2011/03/25

"Health" and "Care" and the lady in the library

Yesterday I met a woman. I'll call her M. She was in the library, looking stunned, looking lost, looking brave anyway. There was no one else in the library at the time but the two kids she'd brought in with her, and she and I got to talking. She'd had a terrible health scare and been in the hospital for a few days. They told her she has diabetes and if she'll lose fifty pounds, it will go away. And, I'm sure they're right. But she was on her own to do it.

Now, if you ask me, that, right there, that one lady - that's what's wrong with our system. The system we have right now is little more than a collection of autonomous individuals and financial incentives, and frankly, if financial incentives aren't really part of your life you don't have the personal power for autonomy.

Also this week, I heard a broadcast of Think Out Loud, and found out that, long before the national initiative, Oregon's been working on changing the actual system. They've got a plan ready to propose. It all sounds realistic, practical, compassionate, and fiscally responsible, and I hope hope hope they succeed at this. It will change in the nation when it begins to change state by state, I think. Godspeed, Oregon. God's blessing on you in this effort. Seriously. It needs to happen.

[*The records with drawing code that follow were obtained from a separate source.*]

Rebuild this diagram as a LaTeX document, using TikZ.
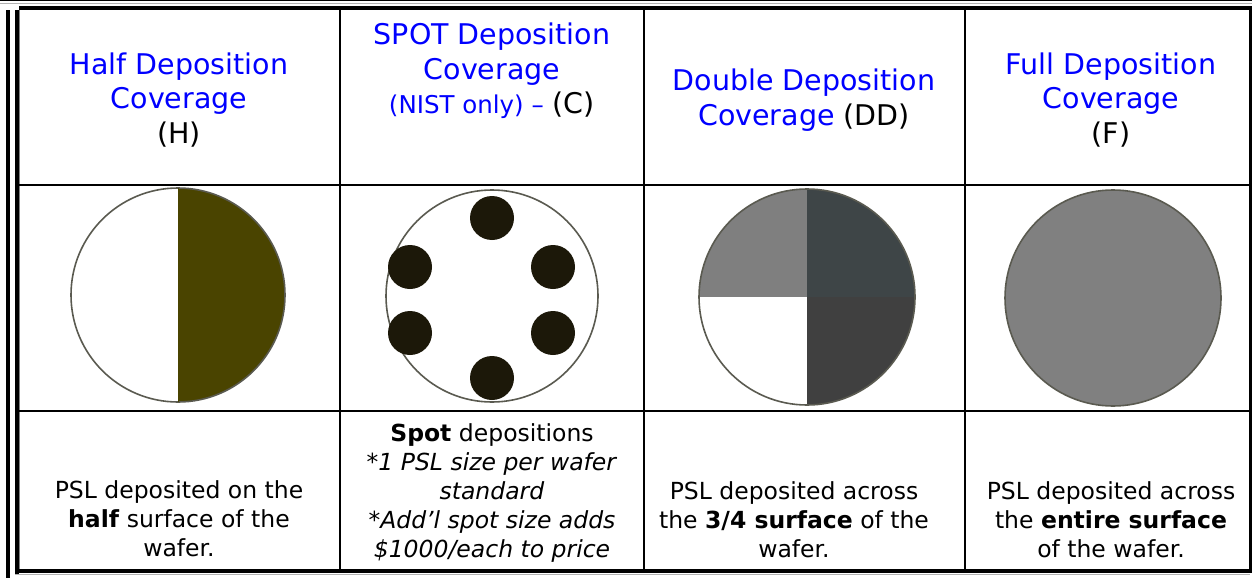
\documentclass[tikz,border=0pt]{standalone}
\usepackage{fontspec}
\setmainfont{DejaVu Sans}
\definecolor{halfolive}{HTML}{4A4400}
\definecolor{rimgray}{HTML}{5A5A50}
\definecolor{spotdark}{HTML}{1C1809}
\definecolor{ddlight}{HTML}{7F7F7F}
\definecolor{ddslate}{HTML}{3E4547}
\definecolor{dddark}{HTML}{404040}
\definecolor{fullgray}{HTML}{808080}
\tikzset{
  headtext/.style={text=blue,font=\fontsize{28.5}{34.5}\selectfont},
  bodytext/.style={font=\fontsize{23.5}{29.2}\selectfont},
  rim/.style={draw=rimgray,line width=1.6pt},
  rule/.style={line width=2pt},
}
\begin{document}
\begin{tikzpicture}
  [x=1pt,y=-1pt,every node/.style={align=center,inner sep=0pt}]
\useasboundingbox (0,0) rectangle (1252,578);
% frame of the table
  \fill (0,0) rectangle (1252,1.5);
  \draw[gray!60,line width=1pt] (0,3.5) -- (1252,3.5);
  \fill (19,6) rectangle (1252,10);
  \fill (6,10) rectangle (10,578);
  \fill (15,10) rectangle (19,574);
  \fill (15,569) rectangle (1250,573);
  \draw[gray!60,line width=1pt] (15,574.5) -- (1250,574.5);
  \fill (1249,8) rectangle (1252,573);
  \draw[gray,line width=1pt] (19.5,10) -- (19.5,569);

  % rows and columns
  \draw[rule] (19,185) -- (1249,185);
  \draw[rule] (19,411) -- (1249,411);
  \foreach \x in {339.5,644,965}
    \draw[rule] (\x,10) -- (\x,570);

  % headers
  \node[headtext] (h1) at (179,100) {Half Deposition\\Coverage\\{\color{black}(H)}};
  \node[headtext] (h2) at (492,71) {\fontsize{28.5}{38}\selectfont SPOT Deposition\\Coverage\\{\fontsize{24.5}{36}\selectfont(NIST only) –} {\color{black}(C)}};
  \node[headtext] (h3) at (804,100) {\fontsize{28.5}{37}\selectfont Double Deposition\\Coverage {\color{black}(DD)}};
  \node[headtext] (h4) at (1111,100) {Full Deposition\\Coverage\\{\color{black}(F)}};

  % wafer H : half
  \begin{scope}
    \clip (178,295) circle (107pt);
    \fill[halfolive] (178,185) rectangle (290,405);
  \end{scope}
  \draw[rim] (178,295) circle (107pt);
  \draw[halfolive,line width=1pt] (178,188) -- (178,402);

  % wafer C : spots
  \draw[rim,fill=white] (492,296) circle (106pt);
  \foreach \sx/\sy in {492/218, 410/267, 553/267, 410/333, 553/333, 492/378}
    \fill[spotdark] (\sx,\sy) circle (22pt);

  % wafer DD : quarters
  \begin{scope}
    \clip (807,297) circle (108pt);
    \fill[ddlight] (695,185) rectangle (807,297);
    \fill[ddslate] (807,185) rectangle (920,297);
    \fill[dddark] (807,297) rectangle (920,410);
  \end{scope}
  \draw[rim] (807,297) circle (108pt);

  % wafer F : full
  \draw[rim,fill=fullgray] (1113,298) circle (108pt);

  % descriptions
  \node[bodytext] (b1) at (179,519) {PSL deposited on the\\\textbf{half} surface of the\\wafer.};
  \node[bodytext] (b2) at (492,493) {\textbf{Spot} depositions\\\textit{*1 PSL size per wafer}\\\textit{standard}\\\textit{*Add’l spot size adds}\\\textit{\$1000/each to price}};
  \node[bodytext] (b3) at (794,520) {PSL deposited across\\the \textbf{3/4 surface} of the\\wafer.};
  \node[bodytext] (b4) at (1111,520) {PSL deposited across\\the \textbf{entire surface}\\of the wafer.};
\end{tikzpicture}
\end{document}
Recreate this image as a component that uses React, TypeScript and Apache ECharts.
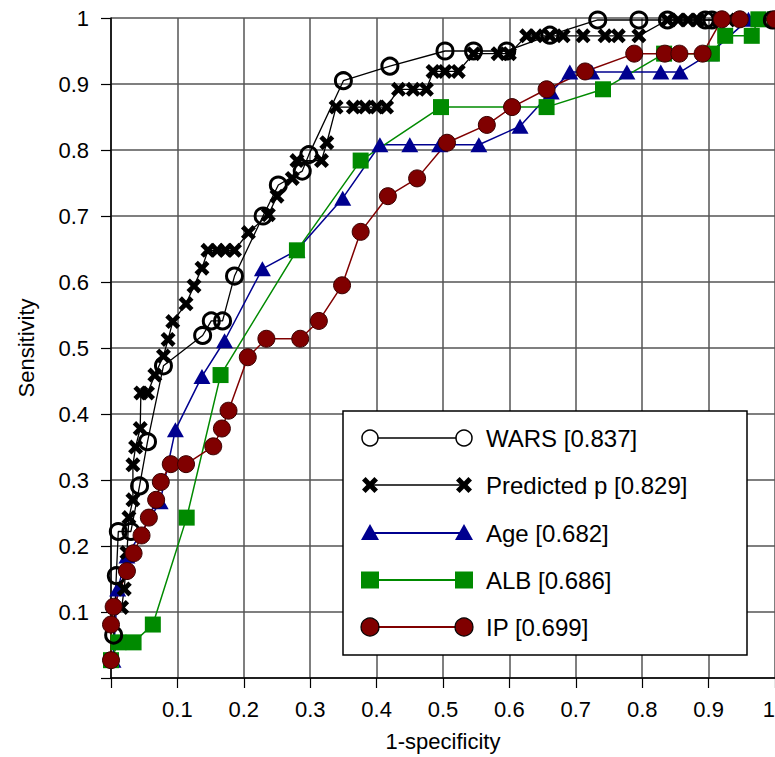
import React, { useEffect, useRef } from 'react';
import * as echarts from 'echarts';

// ---- data (1-specificity, sensitivity) ----
const warsData: [number, number][] = [
  [0.004, 0.065], [0.008, 0.155], [0.011, 0.222], [0.030, 0.222], [0.043, 0.291],
  [0.055, 0.358], [0.079, 0.473], [0.138, 0.519], [0.151, 0.541], [0.168, 0.541],
  [0.186, 0.609], [0.229, 0.700], [0.252, 0.747], [0.288, 0.768], [0.298, 0.793],
  [0.350, 0.905], [0.420, 0.927], [0.503, 0.950], [0.546, 0.950], [0.596, 0.950],
  [0.661, 0.974], [0.733, 0.997], [0.795, 0.997], [0.838, 0.997], [0.895, 0.997],
  [0.905, 0.997], [0.996, 0.997],
];

const predictedData: [number, number][] = [
  [0.016, 0.107], [0.020, 0.135], [0.024, 0.190], [0.027, 0.243], [0.033, 0.270],
  [0.033, 0.323], [0.037, 0.350], [0.044, 0.378], [0.045, 0.432], [0.055, 0.432],
  [0.066, 0.459], [0.079, 0.488], [0.086, 0.513], [0.093, 0.540], [0.113, 0.567],
  [0.125, 0.594], [0.137, 0.621], [0.146, 0.648], [0.160, 0.648], [0.172, 0.648],
  [0.186, 0.648], [0.207, 0.675], [0.237, 0.702], [0.250, 0.730], [0.273, 0.757],
  [0.280, 0.784], [0.317, 0.784], [0.325, 0.811], [0.339, 0.865], [0.365, 0.865],
  [0.383, 0.865], [0.400, 0.865], [0.415, 0.865], [0.433, 0.892], [0.455, 0.892],
  [0.475, 0.892], [0.485, 0.919], [0.503, 0.919], [0.523, 0.919], [0.546, 0.946],
  [0.583, 0.946], [0.600, 0.946], [0.626, 0.973], [0.640, 0.973], [0.661, 0.973],
  [0.681, 0.973], [0.711, 0.973], [0.744, 0.973], [0.764, 0.973], [0.795, 0.973],
  [0.838, 0.997], [0.854, 0.997], [0.869, 0.997], [0.884, 0.997], [0.915, 0.997],
  [0.930, 0.997],
];

const ageData: [number, number][] = [
  [0.003, 0.027], [0.010, 0.135], [0.024, 0.185], [0.074, 0.267], [0.097, 0.376],
  [0.137, 0.457], [0.171, 0.511], [0.228, 0.620], [0.280, 0.648], [0.349, 0.727],
  [0.405, 0.808], [0.450, 0.808], [0.495, 0.808], [0.554, 0.808], [0.616, 0.836],
  [0.663, 0.888], [0.691, 0.918], [0.724, 0.918], [0.777, 0.918], [0.828, 0.918],
  [0.857, 0.918], [0.902, 0.946], [0.960, 0.998], [1.000, 0.998],
];

const albData: [number, number][] = [
  [0.000, 0.027], [0.011, 0.054], [0.034, 0.054], [0.063, 0.081], [0.114, 0.243],
  [0.165, 0.459], [0.280, 0.648], [0.376, 0.784], [0.497, 0.865], [0.656, 0.865],
  [0.741, 0.892], [0.833, 0.946], [0.905, 0.946], [0.925, 0.973], [0.965, 0.973],
  [0.975, 0.998], [1.000, 0.998],
];

const ipData: [number, number][] = [
  [0.000, 0.027], [0.000, 0.081], [0.004, 0.108], [0.024, 0.162], [0.034, 0.189],
  [0.046, 0.216], [0.057, 0.243], [0.068, 0.270], [0.075, 0.297], [0.090, 0.324],
  [0.113, 0.324], [0.154, 0.351], [0.167, 0.378], [0.177, 0.405], [0.206, 0.486],
  [0.234, 0.514], [0.285, 0.514], [0.313, 0.541], [0.348, 0.595], [0.376, 0.676],
  [0.417, 0.730], [0.461, 0.757], [0.506, 0.811], [0.566, 0.838], [0.604, 0.865],
  [0.656, 0.892], [0.714, 0.919], [0.788, 0.946], [0.834, 0.946], [0.856, 0.946],
  [0.891, 0.946], [0.920, 0.998], [0.947, 0.998], [1.000, 0.998],
];

const tickLabels = ['', '0.1', '0.2', '0.3', '0.4', '0.5', '0.6', '0.7', '0.8', '0.9', '1'];
const legendNames = ['WARS [0.837]', 'Predicted p [0.829]', 'Age [0.682]', 'ALB [0.686]', 'IP [0.699]'];

const FONT = "'Liberation Sans', Arial, sans-serif";
const NAVY = '#00008f';
const GREEN = '#008a00';
const DARKRED = '#800000';

const X_PTS = [[0, 3.6], [3.6, 0], [8, 4.4], [12.4, 0], [16, 3.6], [11.6, 8], [16, 12.4], [12.4, 16], [8, 11.6], [3.6, 16], [0, 12.4], [4.4, 8]];
const X_PATH = 'path://M' + X_PTS.map(([a, b]) => `${a},${b}`).join(' L') + ' Z';
const xPolygon = (cx: number, cy: number, s: number) => {
  const k = s / 16;
  return X_PTS.map(([a, b]) => [cx + (a - 8) * k, cy + (b - 8) * k]);
};

function buildLegend() {
  const boxX = 343, boxY = 411, boxW = 404, boxH = 244;
  const x1 = 370, x2 = 464, textX = 486;
  const rows = [438, 485, 533, 580, 627];
  const els: any[] = [
    { type: 'rect', shape: { x: boxX, y: boxY, width: boxW, height: boxH }, style: { fill: '#fff', stroke: '#000', lineWidth: 1.5 }, z: 100 },
  ];
  const lineColors = ['#000', '#000', NAVY, GREEN, DARKRED];
  rows.forEach((y, i) => {
    els.push({ type: 'line', shape: { x1, y1: y, x2, y2: y }, style: { stroke: lineColors[i], lineWidth: i < 2 ? 1.3 : 2 }, z: 101 });
    [x1, x2].forEach((cx) => {
      if (i === 0) els.push({ type: 'circle', shape: { cx, cy: y, r: 8 }, style: { fill: '#fff', stroke: '#000', lineWidth: 1.5 }, z: 102 });
      if (i === 1) els.push({ type: 'polygon', shape: { points: xPolygon(cx, y, 16) }, style: { fill: '#000' }, z: 102 });
      if (i === 2) els.push({ type: 'polygon', shape: { points: [[cx, y - 9], [cx + 9, y + 7], [cx - 9, y + 7]] }, style: { fill: NAVY }, z: 102 });
      if (i === 3) els.push({ type: 'rect', shape: { x: cx - 9, y: y - 8.5, width: 18, height: 17 }, style: { fill: GREEN }, z: 102 });
      if (i === 4) els.push({ type: 'circle', shape: { cx, cy: y, r: 9 }, style: { fill: DARKRED, stroke: '#000', lineWidth: 1.2 }, z: 102 });
    });
    els.push({ type: 'text', x: textX, y, style: { text: legendNames[i], font: `24px ${FONT}`, fill: '#000', verticalAlign: 'middle', align: 'left' }, z: 103 });
  });
  return els;
}

export default function App() {
  const ref = useRef<HTMLDivElement>(null);
  useEffect(() => {
    if (!ref.current) return;
    const chart = echarts.init(ref.current, undefined, { renderer: 'svg' });
    const labelFmt = (v: number) => tickLabels[Math.round(v * 10)] ?? '';
    const axisCommon = {
      type: 'value' as const,
      min: 0,
      max: 1,
      interval: 0.1,
      axisLine: { show: true, lineStyle: { color: '#000', width: 1.5 } },
      axisTick: { show: true, inside: false, length: 10, lineStyle: { color: '#000', width: 1.2 } },
      splitLine: { show: true, lineStyle: { color: '#555', width: 1.5 } },
      nameLocation: 'middle' as const,
    };
    const lineSeries = (name: string, data: [number, number][], extra: any) => ({
      name,
      type: 'line',
      data,
      showSymbol: true,
      clip: false,
      ...extra,
    });
    chart.setOption({
      animation: false,
      backgroundColor: '#fff',
      grid: { left: 111, top: 18, width: 664, height: 663, containLabel: false },
      xAxis: {
        ...axisCommon,
        name: '1-specificity',
        nameGap: 52,
        nameTextStyle: { fontSize: 22, fontFamily: FONT, color: '#000' },
        axisLabel: { formatter: labelFmt, fontSize: 22, fontFamily: FONT, color: '#000', margin: 20, alignMaxLabel: 'right' },
      },
      yAxis: {
        ...axisCommon,
        name: 'Sensitivity',
        nameGap: 74,
        nameRotate: 90,
        nameTextStyle: { fontSize: 22, fontFamily: FONT, color: '#000' },
        axisLabel: { formatter: labelFmt, fontSize: 22, fontFamily: FONT, color: '#000', margin: 22 },
      },
      series: [
        lineSeries('Age', ageData, {
          symbol: 'triangle', symbolSize: [17, 15],
          lineStyle: { color: NAVY, width: 1.5 }, itemStyle: { color: NAVY },
        }),
        lineSeries('ALB', albData, {
          symbol: 'rect', symbolSize: 16,
          lineStyle: { color: GREEN, width: 1.5 }, itemStyle: { color: GREEN },
        }),
        lineSeries('Predicted p', predictedData, {
          symbol: X_PATH, symbolSize: 15,
          lineStyle: { color: '#000', width: 1.3 }, itemStyle: { color: '#000' },
        }),
        lineSeries('WARS', warsData, {
          symbol: 'circle', symbolSize: 16,
          lineStyle: { color: '#000', width: 1.3 },
          itemStyle: { color: 'rgba(0,0,0,0)', borderColor: '#000', borderWidth: 3 },
        }),
        lineSeries('IP', ipData, {
          symbol: 'circle', symbolSize: 17,
          lineStyle: { color: DARKRED, width: 1.5 },
          itemStyle: { color: DARKRED, borderColor: '#3a0000', borderWidth: 1 },
        }),
      ],
      graphic: buildLegend(),
    });
    return () => chart.dispose();
  }, []);
  return (
    <div style={{ position: 'fixed', left: 0, top: 0, width: 775, height: 757, overflow: 'hidden', background: '#fff' }}>
      <div ref={ref} style={{ width: 800, height: 757 }} />
    </div>
  );
}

The Medical Home clinic in Lebanon, Oregon, is a good example of how things can work better. Dr. Rick Wopat was on the Think Out Loud broadcast, and his answers to "how does it work?" are well worth listening to.

I wish I could send M. to his clinic. (It's not even in our state. No one could send her there.) There's only so much I'm allowed to do as an employee - and I found as many resources for her as I could, and talked to her at length. What she needs in compassionate care that doesn't make her feel so alone and frightened. M. needs a behavioral therapy counselor, and a nutritionist - not one rushed, annoyed, fee-for-service doctor who's "rude" and "mean." She needs to avoid decades of expensive care by means of immediate and effective support. She needs to be seen as a person, not as a case, and if someone would work with her, she's one person who's ready to work. Now. Another few months of this kind of panic and fear and overwhelm, and she probably won't be ready anymore.

In fact, M. and I and you and everyone - we need HEALTH care ... not malady management.

5 comments:

Lynn S said...

But the million dollar question is this: Will Oregon's health care innovation REALLY transform the system from "malady management" to the kind of utopian health care we all wish we could have?
Everyone would love that kind of health care, but will socialized medicine garner that result?

Stephanie said...

Well ...

1. I do not ask for utopia. I ask for compassionate care that makes sense, and which takes a whole person into account, and which does this before there is a cataclysmic and expensive event.

2. The system we have now is expensive, and if that same amount of money were rearranged, it could easily cover the sort of care offered to other civilized nations. We're really good at what we do - we're just doing it stupidly.

3. And mostly, there is no "us" and "them." There is only humanity, all of whom deserve dignity and compassion. The yee-haw method of every man for himself blames all ill events on the one to whom they happened. This, to my mind, is neither realistic, mature, humanitarian, nor Christian.

False choice: Current System vs. "Socialized" Medicine

Real choice: Current System vs. a completely different arrangement that uses the dollars currently in the system in a more sensible and compassionate way

dogwooddiarist said...

Amen, Stephanie.

Lilith Eve said...

Stephanie isn't asking for Utopia, and neither are the rest of us. We also don't want completely socialized medicine. We are in a mixed-economy. No pure capitalist society has ever worked. So why not have a mixed-economy health care approach?

Douglas Bienert said...

Somewhere between Utopia and an $800 bill for a 15min doctor visit and a simple perscription for penicillin is a workable health care system.